Subsidy burden set to rise for power, fertiliser
The government will allocate Tk 1,26,125 crore for subsidies and incentives in the upcoming fiscal year’s budget, with 55 percent going towards electricity and fertiliser.
In the original budget for this fiscal year, Tk 1,25,904 crore was allocated, with fertiliser and electricity accounting for more than 50 percent of the sum.
However, the prices of LNG, petroleum products and fertiliser have risen in the global market, so the subsidy for electricity and fertiliser may be increased by Tk 4,600 crore and Tk 2,000 crore respectively in the revised budget, The Daily Star has learnt from finance ministry officials involved with the proceedings.
In the upcoming fiscal year, Tk 64,000 crore will be allocated for electricity and fertiliser subsidies, of which Tk 37,000 crore is for electricity alone.
But the power division is pushing for more allocation due to the rising prices of primary fuels such as gas and fuel oil used in power generation.
The gas price for the power sector has increased by 208 percent, while the price of liquid fuel such as diesel used in power generation has also risen, alongside the depreciation of the taka.
Subsidies in the gas sector are mainly provided for LNG imports. For several years, Tk 5,000–6,000 crore was allocated.
This fiscal year, Tk 6,000 crore was allocated, but due to the Iran war, an additional Tk 14,000 crore may be required in the LNG sector.
While the government has raised the electricity prices, it has no plan to hike the fertiliser price.
To provide relief to the poor and low-income groups from the impact of high inflation, food subsidies are being significantly increased.
In the upcoming fiscal year, Tk 9,600 crore has been allocated, the same as the current fiscal year. However, in the revised budget, this has been increased to Tk 10,214 crore.
Remittance incentives may rise by about 13 percent to Tk 7,000 crore, a move that is being criticised by economists as superfluous at this point given the depreciation.
When the incentive was introduced, the exchange rate was Tk 85 per dollar, which is now around Tk 122. This means the taka has depreciated by about Tk 37 against the dollar during this period.
For export incentives, Tk 7,825 crore has been allocated, the same as this fiscal year.
Bangladesh was supposed to withdraw export incentives in 2026 after graduating from LDC status, but since graduation has been delayed by three years, the incentives will continue for some more time.
Apart from these, the government also provides subsidies and incentives in jute products and various other sectors, which will continue in the upcoming fiscal year.
To reduce fertiliser subsidies, the price of fertiliser for farmers would have to be increased, which is a politically very difficult decision, said Zahid Hussain, a former lead economist of the World Bank’s Dhaka office.
And now that the prices have gone up in the global market, the scope for reducing subsidies has become limited.
On electricity subsidies, he said: “It’s like the hands of a clock -- it will keep adding every day. You give today, tomorrow it adds again. The reason is the capacity charge, which exists like a ticking time bomb.”
There are two solution options: cost reduction or price increases, he said.
But cost reduction requires reforming the capacity charge agreements, which are already contractually determined.

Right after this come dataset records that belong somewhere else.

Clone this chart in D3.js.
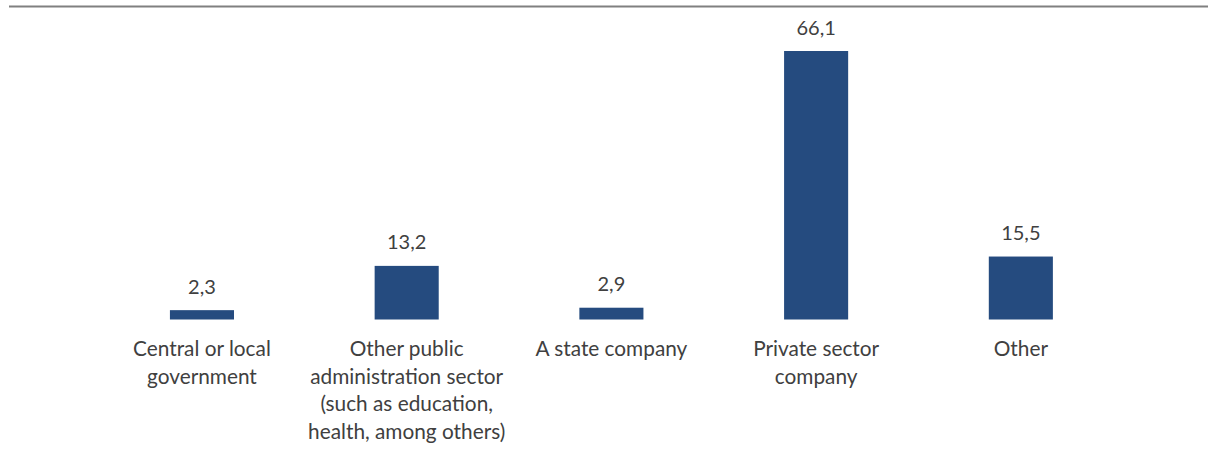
<!DOCTYPE html>
<html>
<head>
<meta charset="utf-8">
<script src="https://cdn.jsdelivr.net/npm/d3@7"></script>
<style>
  html, body { margin: 0; padding: 0; background: #fff; }
  svg { display: block; }
  text { font-family: Lato, "Open Sans", sans-serif; fill: #404040; }
</style>
</head>
<body>
<svg id="chart" width="1208" height="450"></svg>
<script>
// Share of employment by type of employer (%)
const categories = [
  "Central or local government",
  "Other public administration sector (such as education, health, among others)",
  "A state company",
  "Private sector company",
  "Other"
];
const categoryLines = [
  ["Central or local", "government"],
  ["Other public", "administration sector", "(such as education,", "health, among others)"],
  ["A state company"],
  ["Private sector", "company"],
  ["Other"]
];
const values = [2.3, 13.2, 2.9, 66.1, 15.5];

const W = 1208, H = 450;
const svg = d3.select("#chart");

const x = d3.scaleBand()
  .domain(categories)
  .range([99.6, 1123.2])
  .paddingInner(0.687)
  .paddingOuter(0.3435);

const y = d3.scaleLinear()
  .domain([0, 66.1])
  .range([319.5, 51]);

const fmt = v => d3.format(".1f")(v).replace(".", ",");

// top rule
svg.append("line")
  .attr("x1", 9).attr("x2", W)
  .attr("y1", 6.5).attr("y2", 6.5)
  .attr("stroke", "#808080")
  .attr("stroke-width", 2);

// bars
svg.append("g").selectAll("rect")
  .data(values)
  .join("rect")
  .attr("x", (d, i) => x(categories[i]))
  .attr("width", x.bandwidth())
  .attr("y", d => y(d))
  .attr("height", d => y(0) - y(d))
  .attr("fill", "#254B7F");

// value labels
svg.append("g").selectAll("text")
  .data(values)
  .join("text")
  .attr("x", (d, i) => x(categories[i]) + x.bandwidth() / 2)
  .attr("y", d => y(d) - 16.5)
  .attr("text-anchor", "middle")
  .attr("font-size", 20)
  .text(d => fmt(d));

// category labels
const lab = svg.append("g").selectAll("text")
  .data(categories)
  .join("text")
  .attr("text-anchor", "middle")
  .attr("font-size", 20.8)
  .attr("transform", d => `translate(${x(d) + x.bandwidth() / 2},${355.8})`);
lab.each(function(d, i) {
  d3.select(this).selectAll("tspan")
    .data(categoryLines[i])
    .join("tspan")
    .attr("x", 0)
    .attr("y", (t, j) => j * 27.8)
    .text(t => t);
});
</script>
</body>
</html>
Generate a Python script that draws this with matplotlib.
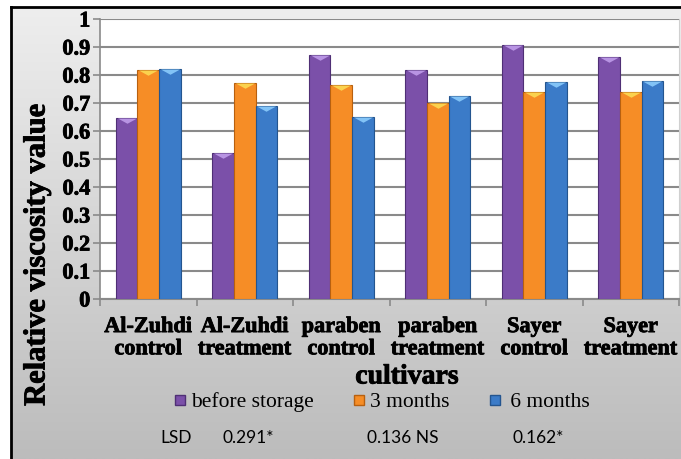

Unless those contracts are reformed, the capacity charge will not decrease.
“The government would have to resort to some cleverness here. The private power producers are currently in a strong contractual position. If the government unilaterally cancels contracts, it may have to pay compensation in international arbitration.”
Therefore, to reduce costs, the government should either negotiate with them or, if evidence of irregularities in the contract process is found, use that as leverage to revise the contracts.
Beyond this, there are limited opportunities to reduce costs.
Some savings could be achieved by reducing distribution losses and increasing efficiency in electricity management, but compared to total expenditure, these are not very significant.
The alternative is price increases, he said.
Implementing such a decision could generate about Tk 13,000 crore in additional annual revenue. Even then, a significant amount of subsidy would still be required, he said.
On export sector incentives, he said that as Bangladesh graduates from the list of Least Developed Countries, it will have to gradually withdraw export subsidies.
However, instead of directly reducing incentives, increasing the source tax rate would have the same effect in a roundabout way.
On remittance incentives, he said that since the dollar exchange rate has risen significantly, the need for incentives is not as strong as before.
“However, this is a politically very sensitive issue. If incentives are reduced, many economists and opposition parties will become vocal in criticising such a government decision.”